The closing of the Merger is subject to certain conditions, including, among others, (i) approval of TECO Energy shareholders representing a majority of the outstanding shares of TECO Energy common stock (which approval was obtained at the special meeting of shareholders held on Dec. 3, 2015), (ii) expiration or termination of the applicable Hart-Scott-Rodino Act waiting period (which expired on Feb. 5, 2016), (iii) receipt of all required regulatory approvals, including from the FERC, the NMPRC and the Committee on Foreign Investment in the United States (which, with respect to the FERC and the Committee on Foreign Investment in the United States, was obtained on Jan. 20, 2016 and Mar. 23, 2016, respectively), (iv) the absence of any law or judgment that prevents, makes illegal or prohibits the closing of the Merger, (v) the absence of any material adverse effect with respect to TECO Energy and (vi) subject to certain exceptions, the accuracy of the representations and warranties of, and compliance with covenants by, each of the parties to the Merger Agreement.

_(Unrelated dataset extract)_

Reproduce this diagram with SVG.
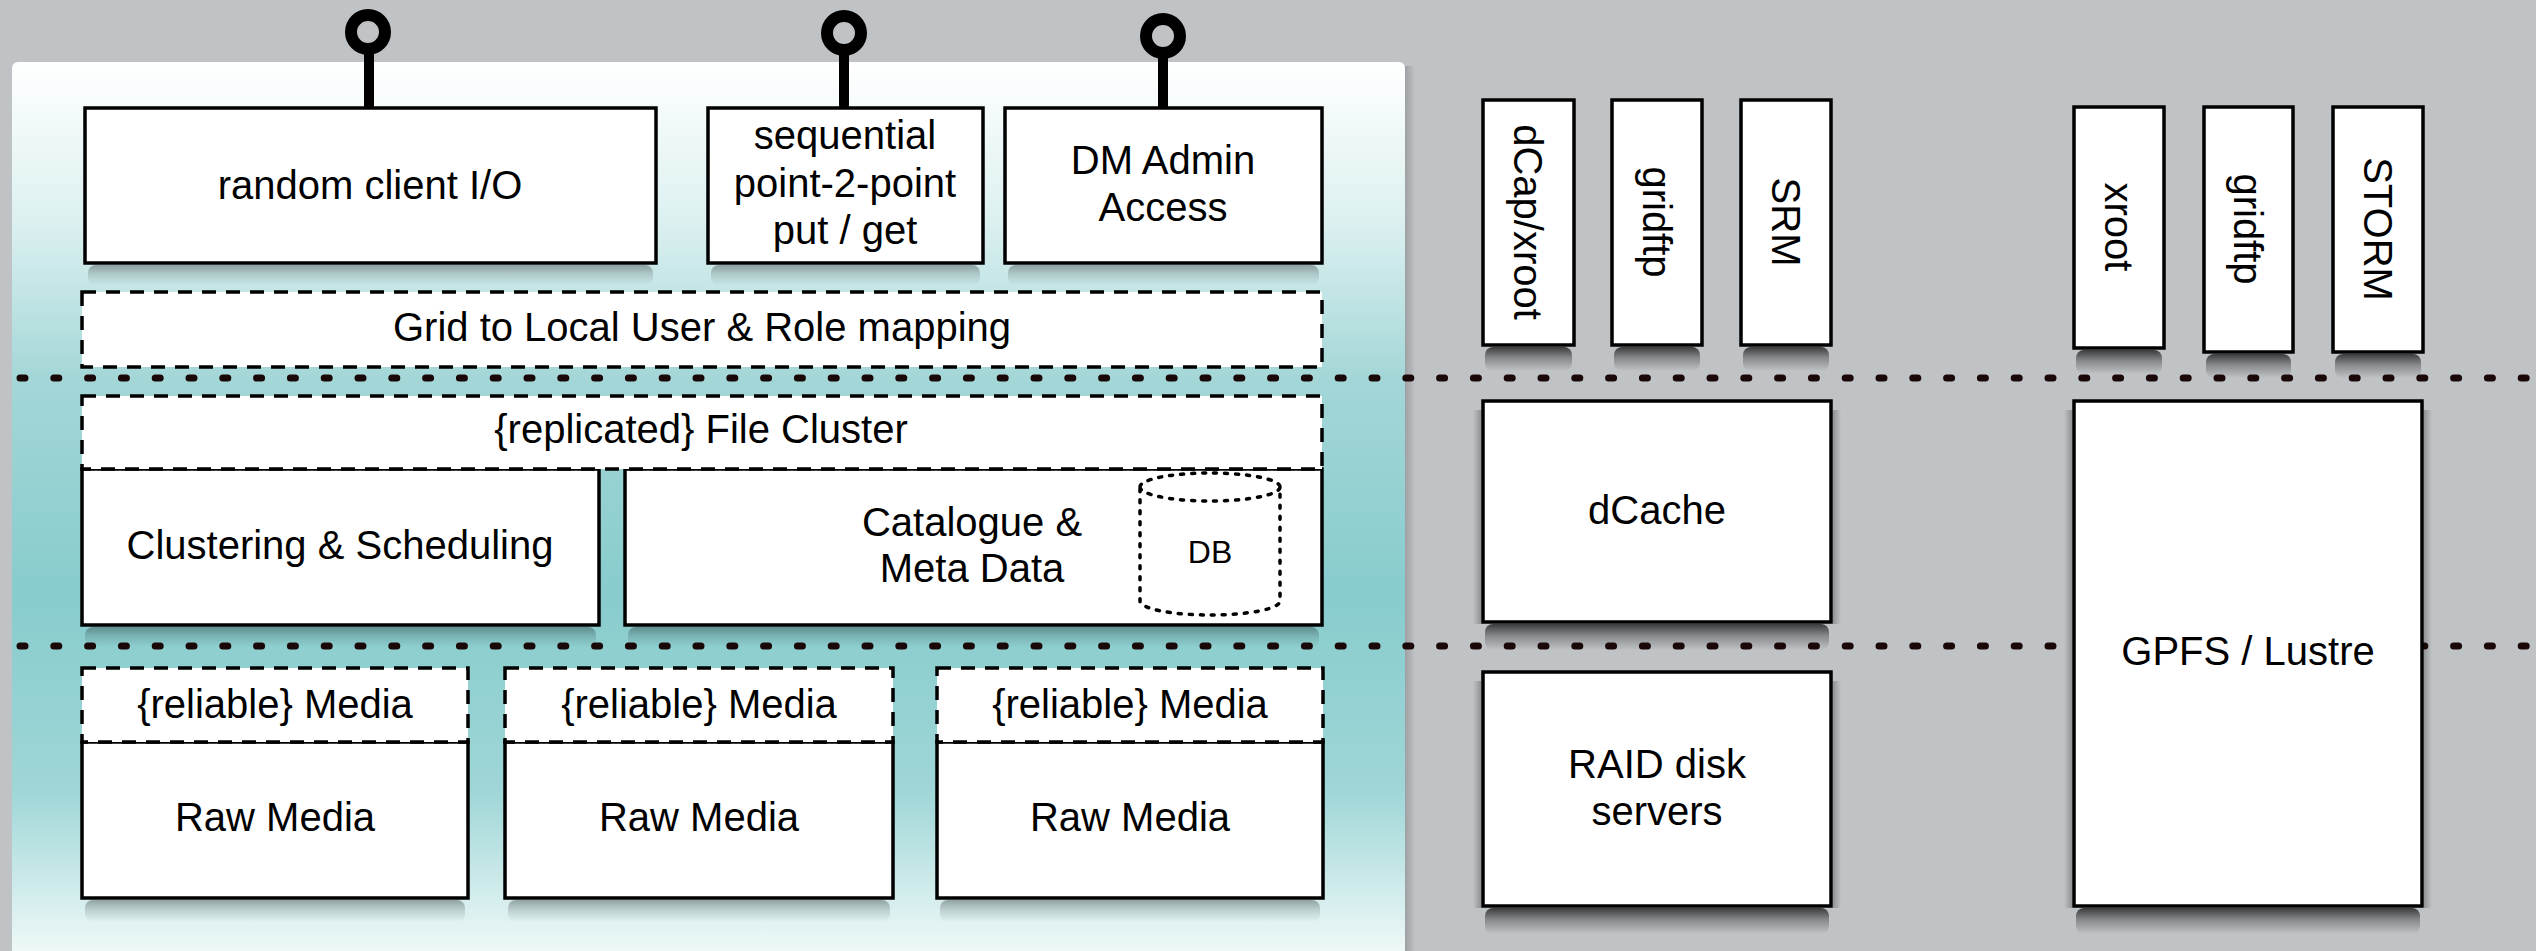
<svg xmlns="http://www.w3.org/2000/svg" width="2536" height="951" viewBox="0 0 2536 951">
<defs>
<linearGradient id="panelGrad" x1="0" y1="62" x2="0" y2="951" gradientUnits="userSpaceOnUse">
<stop offset="0" stop-color="#ffffff"/>
<stop offset="0.18" stop-color="#dcf0f0"/>
<stop offset="0.36" stop-color="#a3d6d7"/>
<stop offset="0.6" stop-color="#88cccd"/>
<stop offset="0.82" stop-color="#9fd6d7"/>
<stop offset="0.93" stop-color="#d0ebeb"/>
<stop offset="1" stop-color="#eef8f8"/>
</linearGradient>
<linearGradient id="shB" x1="0" y1="0" x2="0" y2="1">
<stop offset="0" stop-color="#000" stop-opacity="0.7"/>
<stop offset="0.45" stop-color="#000" stop-opacity="0.3"/>
<stop offset="1" stop-color="#000" stop-opacity="0"/>
</linearGradient>
<linearGradient id="shR" x1="0" y1="0" x2="1" y2="0">
<stop offset="0" stop-color="#000" stop-opacity="0.25"/>
<stop offset="1" stop-color="#000" stop-opacity="0"/>
</linearGradient>
<linearGradient id="shL" x1="1" y1="0" x2="0" y2="0">
<stop offset="0" stop-color="#000" stop-opacity="0.25"/>
<stop offset="1" stop-color="#000" stop-opacity="0"/>
</linearGradient>
<linearGradient id="shP" x1="0" y1="0" x2="1" y2="0">
<stop offset="0" stop-color="#000" stop-opacity="0.18"/>
<stop offset="1" stop-color="#000" stop-opacity="0"/>
</linearGradient>
<style>
.box{fill:#fff;stroke:#000;stroke-width:3.5;}
.dash{fill:#fff;stroke:#000;stroke-width:3.5;stroke-dasharray:14 10;}
.t{font-family:"Liberation Sans",Arial,Helvetica,sans-serif;font-size:40px;fill:#000;text-anchor:middle;}
.db{font-family:"Liberation Sans",Arial,Helvetica,sans-serif;font-size:32px;fill:#000;text-anchor:middle;}
.sep{stroke:#1a0808;stroke-width:7;stroke-linecap:round;stroke-dasharray:5 28.8;fill:none;}
.pin{fill:none;stroke:#000;stroke-width:12;}
.stem{stroke:#000;stroke-width:10;stroke-linecap:round;}
.cyl{fill:none;stroke:#000;stroke-width:3.5;stroke-dasharray:3 8;stroke-linecap:round;}
.sb{fill:url(#shB);}
.sr{fill:url(#shR);}
.sl{fill:url(#shL);}
.sbl{fill:url(#shB);opacity:0.45;}
</style>
</defs>
<rect x="0" y="0" width="2536" height="951" fill="#c0c3c6"/>
<rect x="1405" y="66" width="10" height="885" fill="url(#shP)"/>
<rect id="panel" x="12" y="62" width="1393" height="920" rx="6" fill="url(#panelGrad)"/>

<g id="shadows">
<rect class="sbl" x="88" y="265" width="565" height="20" rx="8"/>
<rect class="sbl" x="711" y="265" width="269" height="20" rx="8"/>
<rect class="sbl" x="1008" y="265" width="311" height="20" rx="8"/>
<rect class="sbl" x="85" y="627" width="511" height="20" rx="8"/>
<rect class="sbl" x="628" y="627" width="691" height="20" rx="8"/>
<rect class="sbl" x="85" y="900" width="380" height="22" rx="8"/>
<rect class="sbl" x="508" y="900" width="382" height="22" rx="8"/>
<rect class="sbl" x="940" y="900" width="380" height="22" rx="8"/>

<rect class="sb" x="1485" y="347" width="87" height="24" rx="8"/>
<rect class="sb" x="1614" y="347" width="86" height="24" rx="8"/>
<rect class="sb" x="1743" y="347" width="86" height="24" rx="8"/>
<rect class="sb" x="2076" y="350" width="86" height="24" rx="8"/>
<rect class="sb" x="2206" y="354" width="85" height="24" rx="8"/>
<rect class="sb" x="2335" y="354" width="86" height="24" rx="8"/>
<rect class="sb" x="1485" y="624" width="344" height="26" rx="8"/>
<rect class="sb" x="1485" y="908" width="344" height="26" rx="8"/>
<rect class="sb" x="2076" y="908" width="344" height="26" rx="8"/>
<rect class="sr" x="1833" y="410" width="8" height="214"/>
<rect class="sl" x="1473" y="410" width="8" height="214"/>
<rect class="sr" x="1833" y="681" width="8" height="227"/>
<rect class="sl" x="1473" y="681" width="8" height="227"/>
<rect class="sr" x="2424" y="410" width="8" height="498"/>
<rect class="sl" x="2064" y="410" width="8" height="498"/>
</g>

<g id="separators">
<line class="sep" x1="20" y1="378" x2="2536" y2="378"/>
<line class="sep" x1="20" y1="646" x2="2536" y2="646"/>
</g>

<g id="connectors">
<line class="stem" x1="369" y1="52" x2="369" y2="108"/>
<circle class="pin" cx="368" cy="32" r="17"/>
<line class="stem" x1="844" y1="53" x2="844" y2="108"/>
<circle class="pin" cx="844" cy="33" r="17"/>
<line class="stem" x1="1163" y1="55" x2="1163" y2="108"/>
<circle class="pin" cx="1163" cy="36" r="17"/>
</g>

<g id="random-client-io">
<rect class="box" x="85" y="108" width="571" height="155"/>
<text class="t" x="370" y="199">random client I/O</text>
</g>
<g id="sequential">
<rect class="box" x="708" y="108" width="275" height="155"/>
<text class="t" x="845" y="149">sequential</text>
<text class="t" x="845" y="197">point-2-point</text>
<text class="t" x="845" y="244">put / get</text>
</g>
<g id="dm-admin">
<rect class="box" x="1005" y="108" width="317" height="155"/>
<text class="t" x="1163" y="174">DM Admin</text>
<text class="t" x="1163" y="221">Access</text>
</g>
<g id="grid-mapping">
<rect class="dash" x="82" y="292" width="1240" height="75"/>
<text class="t" x="702" y="341">Grid to Local User &amp; Role mapping</text>
</g>

<g id="clustering">
<rect class="box" x="82" y="469" width="517" height="156"/>
<text class="t" x="340" y="559">Clustering &amp; Scheduling</text>
</g>
<g id="catalogue">
<rect class="box" x="625" y="469" width="697" height="156"/>
<text class="t" x="972" y="536">Catalogue &amp;</text>
<text class="t" x="972" y="582">Meta Data</text>
</g>
<g id="db">
<path class="cyl" d="M1140,487 A70,14 0 0 1 1280,487 L1280,601 A70,14 0 0 1 1140,601 Z M1140,487 A70,14 0 0 0 1280,487"/>
<text class="db" x="1210" y="563">DB</text>
</g>
<g id="file-cluster">
<rect class="dash" x="82" y="396" width="1240" height="73"/>
<text class="t" x="701" y="443">{replicated} File Cluster</text>
</g>

<g id="raw-media-1">
<rect class="box" x="82" y="742" width="386" height="156"/>
<text class="t" x="275" y="831">Raw Media</text>
</g>
<g id="reliable-media-1">
<rect class="dash" x="82" y="668" width="386" height="74"/>
<text class="t" x="275" y="718">{reliable} Media</text>
</g>
<g id="raw-media-2">
<rect class="box" x="505" y="742" width="388" height="156"/>
<text class="t" x="699" y="831">Raw Media</text>
</g>
<g id="reliable-media-2">
<rect class="dash" x="505" y="668" width="388" height="74"/>
<text class="t" x="699" y="718">{reliable} Media</text>
</g>
<g id="raw-media-3">
<rect class="box" x="937" y="742" width="386" height="156"/>
<text class="t" x="1130" y="831">Raw Media</text>
</g>
<g id="reliable-media-3">
<rect class="dash" x="937" y="668" width="386" height="74"/>
<text class="t" x="1130" y="718">{reliable} Media</text>
</g>

<g id="dcap-xroot">
<rect class="box" x="1483" y="100" width="91" height="245"/>
<text class="t" transform="translate(1528,222) rotate(90)" y="14">dCap/xroot</text>
</g>
<g id="gridftp-1">
<rect class="box" x="1612" y="100" width="90" height="245"/>
<text class="t" transform="translate(1657,222) rotate(90)" y="14">gridftp</text>
</g>
<g id="srm">
<rect class="box" x="1741" y="100" width="90" height="245"/>
<text class="t" transform="translate(1786,222) rotate(90)" y="14">SRM</text>
</g>
<g id="xroot">
<rect class="box" x="2074" y="107" width="90" height="241"/>
<text class="t" transform="translate(2119,227) rotate(90)" y="14">xroot</text>
</g>
<g id="gridftp-2">
<rect class="box" x="2204" y="107" width="89" height="245"/>
<text class="t" transform="translate(2248,229) rotate(90)" y="14">gridftp</text>
</g>
<g id="storm">
<rect class="box" x="2333" y="107" width="90" height="245"/>
<text class="t" transform="translate(2378,229) rotate(90)" y="14">STORM</text>
</g>

<g id="dcache">
<rect class="box" x="1483" y="401" width="348" height="221"/>
<text class="t" x="1657" y="524">dCache</text>
</g>
<g id="raid">
<rect class="box" x="1483" y="672" width="348" height="234"/>
<text class="t" x="1657" y="778">RAID disk</text>
<text class="t" x="1657" y="825">servers</text>
</g>
<g id="gpfs">
<rect class="box" x="2074" y="401" width="348" height="505"/>
<text class="t" x="2248" y="665">GPFS / Lustre</text>
</g>
</svg>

On Apr. 11, 2016, Emera and TECO Energy filed with the NMPRC an unopposed stipulation agreement reflecting a settlement reached with certain intervening parties in the acquisition case currently pending before the NMPRC for approval of the transaction. The stipulation is subject to review and approval by the NMPRC. The NMPRC hearing to consider the acquisition is scheduled to begin in May 2016.

TECO Energy is also subject to a “no shop” restriction that limits its ability to solicit alternative acquisition proposals or provide nonpublic information to, and engage in discussion with, third parties.

Either party may terminate the Merger Agreement if (i) the closing of the Merger has not occurred by Sept. 30, 2016 (subject to a 6-month extension if required to obtain necessary regulatory approvals) or (ii) a law or judgment preventing or prohibiting the closing of the Merger has become final. If the Merger Agreement is terminated under certain circumstances, including the failure to obtain required regulatory approvals, Emera must pay TECO Energy a termination fee of $326.9 million.